C’est souvent bien plus tôt qu’en Méditerranée ou aux frontières extérieures de l’Europe que les personnes en exil font leurs premières expériences de la brutale violence des régimes migratoires. Par exemple, sur les routes terrestres du continent africain vers la Libye. Ces dernières années, ces itinéraires sont devenus extrêmement dangereux et parfois mortels, en partie parce que l’UE déplace continuellement ses frontières extérieures plus loin et contrôle désormais de nombreux passages frontaliers en Afrique du Nord. Par conséquent, il n’y a pratiquement pas de voie (légale) pour les personnes en fuite sur ces routes terrestres. C’est pourquoi beaucoup n’ont pas d’autre choix que d’emprunter des itinéraires très dangereux ou de payer beaucoup d’argent.
Une étude récemment publiée fait état de cette violence à l’encontre des migrant·e·s sur les routes terrestres à travers le continent africain :
- Pour cette étude, le Mixed Migration Center a interviewé des hommes et femmes migrantes entre 2018 et 2019 sur les routes de migration entre le Soudan oriental, le désert du Sahara et la Libye. Des personnes rapportent des meurtres, des violences sexuelles et sexistes, des violences physiques et des enlèvements. Selon l’étude, les migrant·e·s subissent les violences les plus brutales telles que des brûlures à l’huile chaude ou aux objets métalliques chauds, les chocs électriques, l’immobilisation dans des positions de stress et des violences sexuelles.
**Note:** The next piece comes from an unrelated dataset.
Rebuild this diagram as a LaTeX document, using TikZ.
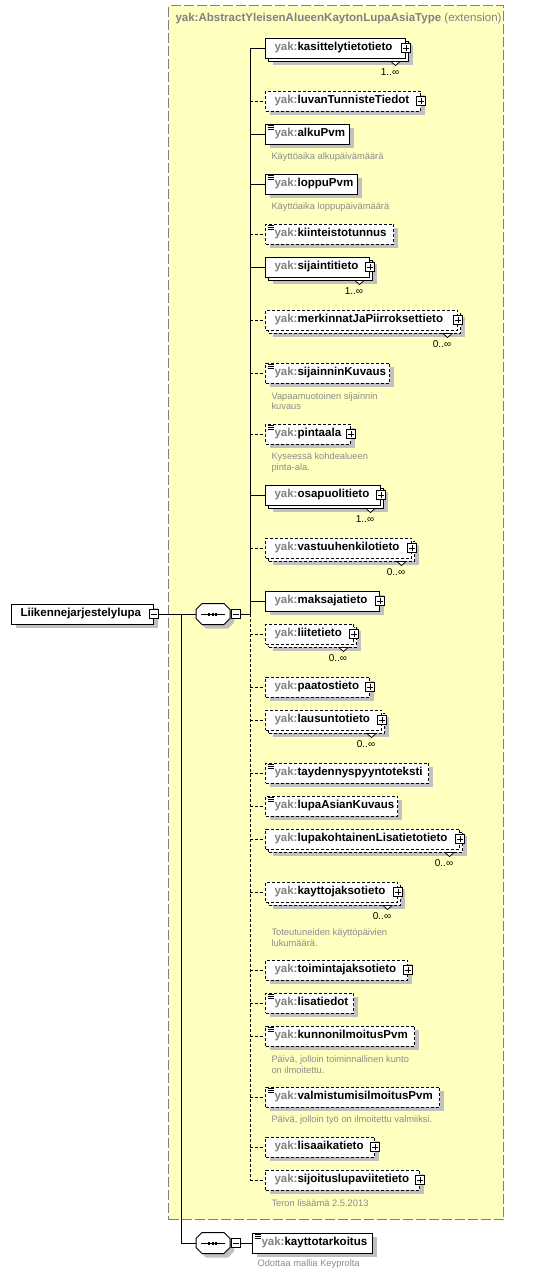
\documentclass[tikz,border=0pt]{standalone}
\usepackage{fontspec}
\setmainfont{Liberation Sans}
\usepackage{xcolor}
\usetikzlibrary{positioning}

\definecolor{nsgray}{HTML}{808080}
\definecolor{docgray}{HTML}{8C8C8C}
\definecolor{extyellow}{HTML}{FFFFC0}
\definecolor{shadowgray}{HTML}{C0C0C0}

\newlength\pix
\setlength\pix{0.75pt}
\newcommand\yak[2]{\hbox to #1\pix{\hskip9\pix\textcolor{nsgray}{yak:}#2\hfil}}

\begin{document}
\begin{tikzpicture}[x=0.75pt, y=-0.75pt, line width=0.75pt,
    boxshade/.style = {preaction={draw=none, fill=shadowgray,
                                  transform canvas={shift={(4,4)}}}},
    elem/.style = {rectangle, draw, fill=white, anchor=west, inner sep=0pt,
                   minimum height=15pt, boxshade,
                   font=\fontsize{8.65}{10}\selectfont\bfseries},
    opt/.style = {dash pattern=on 2.25pt off 1.5pt},
    stacked/.style = {preaction={draw=none, fill=shadowgray,
                                 transform canvas={shift={(7,7)}}},
                      preaction={draw, fill=white,
                                 transform canvas={shift={(3,3)}}}},
    simple/.style = {path picture={
        \foreach \k in {1,2,3}
            \draw[line width=0.6pt, solid]
                ([shift={(2,\k*1.7)}]path picture bounding box.north west) -- ++(6,0);}},
    iconbox/.style = {rectangle, draw, solid, fill=white, minimum size=6.75pt,
                      inner sep=0pt, line width=0.6pt},
    plusbox/.style = {iconbox, path picture={
        \draw ([xshift=-2.25pt]path picture bounding box.center)
           -- ([xshift=2.25pt]path picture bounding box.center);
        \draw ([yshift=-2.25pt]path picture bounding box.center)
           -- ([yshift=2.25pt]path picture bounding box.center);}},
    minusbox/.style = {iconbox, path picture={
        \draw ([xshift=-2.25pt]path picture bounding box.center)
           -- ([xshift=2.25pt]path picture bounding box.center);}},
    seq/.style = {rectangle, minimum width=24.75pt, minimum height=15pt, inner sep=0pt},
    doc/.style = {anchor=west, align=left, inner sep=0pt, text=docgray,
                  font=\fontsize{7}{8}\selectfont},
    mult/.style = {inner sep=0pt, font=\fontsize{7.5}{9}\selectfont},
    extbox/.style = {draw=nsgray, fill=extyellow, dash pattern=on 7.5pt off 2.25pt,
                     anchor=north west, inner sep=0pt},
    every edge/.style = {draw},
                        ]
    \useasboundingbox (0,0) rectangle (545,1275);

    % extension frame
    \node (ext) [extbox, minimum width=251.25pt, minimum height=910.5pt] at (168,5) {};
    \node (extTitle) [anchor=west, inner sep=0pt, text=nsgray,
                      font=\fontsize{8.65}{10}\selectfont] at (175,19)
          {\textbf{yak:AbstractYleisenAlueenKaytonLupaAsiaType} (extension)};

    % root and compositors
    \node (root) [elem] at (11,614)
          {\hbox to 142\pix{\hskip9\pix Liikennejarjestelylupa\hfil}};
    \node (rootMinus) [minusbox] at (root.east) {};
    \node (seq1) [seq] at (213,614) {};
    \node (seq2) [seq] at (213,1243) {};
    \foreach \s in {seq1,seq2} {
        \draw[fill=white, boxshade]
            ([shift={(6,0)}]\s.north west) -- ([shift={(-6,0)}]\s.north east)
         -- ([shift={(0,6)}]\s.north east) -- ([shift={(0,-6)}]\s.south east)
         -- ([shift={(-6,0)}]\s.south east) -- ([shift={(6,0)}]\s.south west)
         -- ([shift={(0,-6)}]\s.south west) -- ([shift={(0,6)}]\s.north west) -- cycle;
        \draw ([shift={(-12,0)}]\s.center) -- ([shift={(12,0)}]\s.center);
        \foreach \dx in {-4,-0.5,3}
            \fill ([shift={(\dx,0)}]\s.center) +(-1,-1.5) rectangle +(1,1.5);
    }
    \node (seq1Minus) [minusbox, right=0.9pt of seq1] {};
    \node (seq2Minus) [minusbox, right=0.9pt of seq2] {};
    \node (kayttoTark) [elem, simple] at (252,1243) {\yak{120}{kayttotarkoitus}};
    \node (kayttoTarkDoc) [doc] at (257,1264) {Odottaa mallia Keyprolta};

    % children of the sequence
    \node (kasitt)   [elem, stacked]      at (265,48)   {\yak{140}{kasittelytietotieto}};
    \node (luvan)    [elem, opt]          at (265,101)  {\yak{155}{luvanTunnisteTiedot}};
    \node (alku)     [elem, simple]       at (265,134)  {\yak{84}{alkuPvm}};
    \node (loppu)    [elem, simple]       at (265,184)  {\yak{92}{loppuPvm}};
    \node (kiint)    [elem, opt, simple]  at (265,234)  {\yak{128}{kiinteistotunnus}};
    \node (sijaint)  [elem, stacked]      at (265,267)  {\yak{104}{sijaintitieto}};
    \node (merk)     [elem, opt, stacked] at (265,320)  {\yak{192}{merkinnatJaPiirroksettieto}};
    \node (sijKuv)   [elem, opt, simple]  at (265,373)  {\yak{124}{sijainninKuvaus}};
    \node (pinta)    [elem, opt, simple]  at (265,434)  {\yak{85}{pintaala}};
    \node (osap)     [elem, stacked]      at (265,495)  {\yak{115}{osapuolitieto}};
    \node (vastuu)   [elem, opt, stacked] at (265,548)  {\yak{146}{vastuuhenkilotieto}};
    \node (maksaja)  [elem]               at (265,601)  {\yak{114}{maksajatieto}};
    \node (liite)    [elem, opt, stacked] at (265,634)  {\yak{88}{liitetieto}};
    \node (paatos)   [elem, opt]          at (265,687)  {\yak{104}{paatostieto}};
    \node (lausunto) [elem, opt, stacked] at (265,720)  {\yak{116}{lausuntotieto}};
    \node (tayd)     [elem, opt, simple]  at (265,773)  {\yak{163}{taydennyspyyntoteksti}};
    \node (lupaKuv)  [elem, opt, simple]  at (265,806)  {\yak{132}{lupaAsianKuvaus}};
    \node (lupaLisa) [elem, opt, stacked] at (265,839)  {\yak{194}{lupakohtainenLisatietotieto}};
    \node (jakso)    [elem, opt, stacked] at (265,892)  {\yak{132}{kayttojaksotieto}};
    \node (toim)     [elem, opt]          at (265,970)  {\yak{142}{toimintajaksotieto}};
    \node (lisat)    [elem, opt, simple]  at (265,1003) {\yak{88}{lisatiedot}};
    \node (kunnon)   [elem, opt, simple]  at (265,1036) {\yak{149}{kunnonilmoitusPvm}};
    \node (valm)     [elem, opt, simple]  at (265,1097) {\yak{174}{valmistumisilmoitusPvm}};
    \node (lisaaika) [elem, opt]          at (265,1147) {\yak{109}{lisaaikatieto}};
    \node (sijoitus) [elem, opt]          at (265,1180) {\yak{154}{sijoituslupaviitetieto}};

    % expand icons and occurrence marks
    \foreach \n in {kasitt,luvan,sijaint,merk,pinta,osap,vastuu,maksaja,liite,paatos,
                    lausunto,lupaLisa,jakso,toim,lisaaika,sijoitus}
        \node (\n Plus) [plusbox] at (\n.east) {};
    \foreach \n in {kasitt,sijaint,merk,osap,vastuu,liite,lausunto,lupaLisa,jakso}
        \draw[fill=white, line width=0.6pt] ([shift={(-15,3)}]\n.south east)
            -- ++(4.5,4) -- ++(4.5,-4) -- cycle;
    \node (kasittMult)   [mult] at ([shift={(-16,14)}]kasitt.south east)   {1..∞};
    \node (sijaintMult)  [mult] at ([shift={(-16,14)}]sijaint.south east)  {1..∞};
    \node (merkMult)     [mult] at ([shift={(-16,14)}]merk.south east)     {0..∞};
    \node (osapMult)     [mult] at ([shift={(-16,14)}]osap.south east)     {1..∞};
    \node (vastuuMult)   [mult] at ([shift={(-16,14)}]vastuu.south east)   {0..∞};
    \node (liiteMult)    [mult] at ([shift={(-16,14)}]liite.south east)    {0..∞};
    \node (lausuntoMult) [mult] at ([shift={(-16,14)}]lausunto.south east) {0..∞};
    \node (lupaLisaMult) [mult] at ([shift={(-16,14)}]lupaLisa.south east) {0..∞};
    \node (jaksoMult)    [mult] at ([shift={(-16,14)}]jakso.south east)    {0..∞};

    % documentation
    \node (alkuDoc)   [doc] at (271,157)    {Käyttöaika alkupäivämäärä};
    \node (loppuDoc)  [doc] at (271,207)    {Käyttöaika loppupäivämäärä};
    \node (sijKuvDoc) [doc] at (271,401)    {Vapaamuotoinen sijainnin\\kuvaus};
    \node (pintaDoc)  [doc] at (271,462.5)  {Kyseessä kohdealueen\\pinta-ala.};
    \node (jaksoDoc)  [doc] at (271,937.5)  {Toteutuneiden käyttöpäivien\\lukumäärä.};
    \node (kunnonDoc) [doc] at (271,1064.5) {Päivä, jolloin toiminnallinen kunto\\on ilmoitettu.};
    \node (valmDoc)   [doc] at (271,1120)   {Päivä, jolloin työ on ilmoitettu valmiiksi.};
    \node (sijoitusDoc) [doc] at (271,1203) {Teron lisäämä 2.5.2013};

    % connectors
    \coordinate (spine) at (250,614);
    \coordinate (branch) at (181,614);
    \draw (spine |- kasitt) -- (spine);
    \draw[opt] (spine) -- (spine |- sijoitus);
    \draw (rootMinus) -- (seq1);
    \draw (seq1Minus) -- (spine);
    \draw (branch) |- (seq2);
    \draw (seq2Minus) -- (kayttoTark);
    \draw (kasitt -| spine)   edge       (kasitt)
          (luvan -| spine)    edge [opt] (luvan)
          (alku -| spine)     edge       (alku)
          (loppu -| spine)    edge       (loppu)
          (kiint -| spine)    edge [opt] (kiint)
          (sijaint -| spine)  edge       (sijaint)
          (merk -| spine)     edge [opt] (merk)
          (sijKuv -| spine)   edge [opt] (sijKuv)
          (pinta -| spine)    edge [opt] (pinta)
          (osap -| spine)     edge       (osap)
          (vastuu -| spine)   edge [opt] (vastuu)
          (maksaja -| spine)  edge       (maksaja)
          (liite -| spine)    edge [opt] (liite)
          (paatos -| spine)   edge [opt] (paatos)
          (lausunto -| spine) edge [opt] (lausunto)
          (tayd -| spine)     edge [opt] (tayd)
          (lupaKuv -| spine)  edge [opt] (lupaKuv)
          (lupaLisa -| spine) edge [opt] (lupaLisa)
          (jakso -| spine)    edge [opt] (jakso)
          (toim -| spine)     edge [opt] (toim)
          (lisat -| spine)    edge [opt] (lisat)
          (kunnon -| spine)   edge [opt] (kunnon)
          (valm -| spine)     edge [opt] (valm)
          (lisaaika -| spine) edge [opt] (lisaaika)
          (sijoitus -| spine) edge [opt] (sijoitus);
\end{tikzpicture}
\end{document}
- En 2018 et 2019, au moins 1 750 personnes sont mortes sur ces routes. En outre, il y a ceux qui meurent sur le chemin qui traverse la Méditerranée pour rejoindre l’Europe : Sur la route de la Méditerranée centrale, principalement en provenance de Libye, plus de 2 500 personnes sont mortes ces deux dernières années. Il y a également un nombre élevé de cas non signalés car de nombreuses personnes meurent sans être remarquées dans les déserts.
- Dans les zones de passages du désert et aux postes frontières, les violences sexuelles contre les filles et les femmes, mais aussi contre les garçons et les hommes,sont très fréquentes. Environ 31 % des personnes interrogées qui ont subi des violences sexuelles en 2018 ou 2019 ont été exposées à ces violences dans plus d’un endroit. En Afrique du Nord et de l’Est, les trafiquants d’êtres humains ont été les principaux responsables, représentant 60 à 90 % des attaques signalées sur les différents itinéraires. En Afrique de l’Ouest, les forces de sécurité, les militaires et les policiers sont les principaux responsables de ces actes.
- Selon l’étude, les employé·e·s du gouvernement tels que les gardes-frontières, la police ou l’armée sont les principaux responsables de la violence. Il n’est pas rare que ce soit des agent·e·s payé·e·s par l’UE pour le contrôle de la migration.
- Les personnes qui survivent souffrent souvent de traumatismes. Pour beaucoup, leur arrivée en Libye est la dernière étape d’un voyage marqué par des mauvais traitements tels que la torture, le travail forcé et les coups - ainsi que par des meurtres arbitraires. Avec les personnes arrêtées par les garde-côtes libyens en Méditerranée - déjà plus de 6 200 cette année - elles sont généralement enfermées dans des camps libyens dans des conditions inhumaines. Certains d’entre elles parviennent à s’échapper de ces camps. Mais selon toute probabilité, elles seront à nouveau interceptées en Méditerranée par les garde-côtes libyens ou européens et ramenées en Libye. Certaines arrivent dans un port européen. C’est alors que commence pour elles le calvaire des régimes d’asile européens.
Tout cela est connu depuis des années. Il n’y a pas d’histoires inventées ou de petites irrégularités dans le système. C’est la réalité quotidienne de milliers de personnes. Cette réalité n’est pas le fruit du hasard. Elle a été délibérément créée par un système de contrôle des migrations imperméable et brutal, largement financé par l’UE à travers des « partenariats migratoires », des accords de réadmission, un soutien financier, logistique, humain et matériel.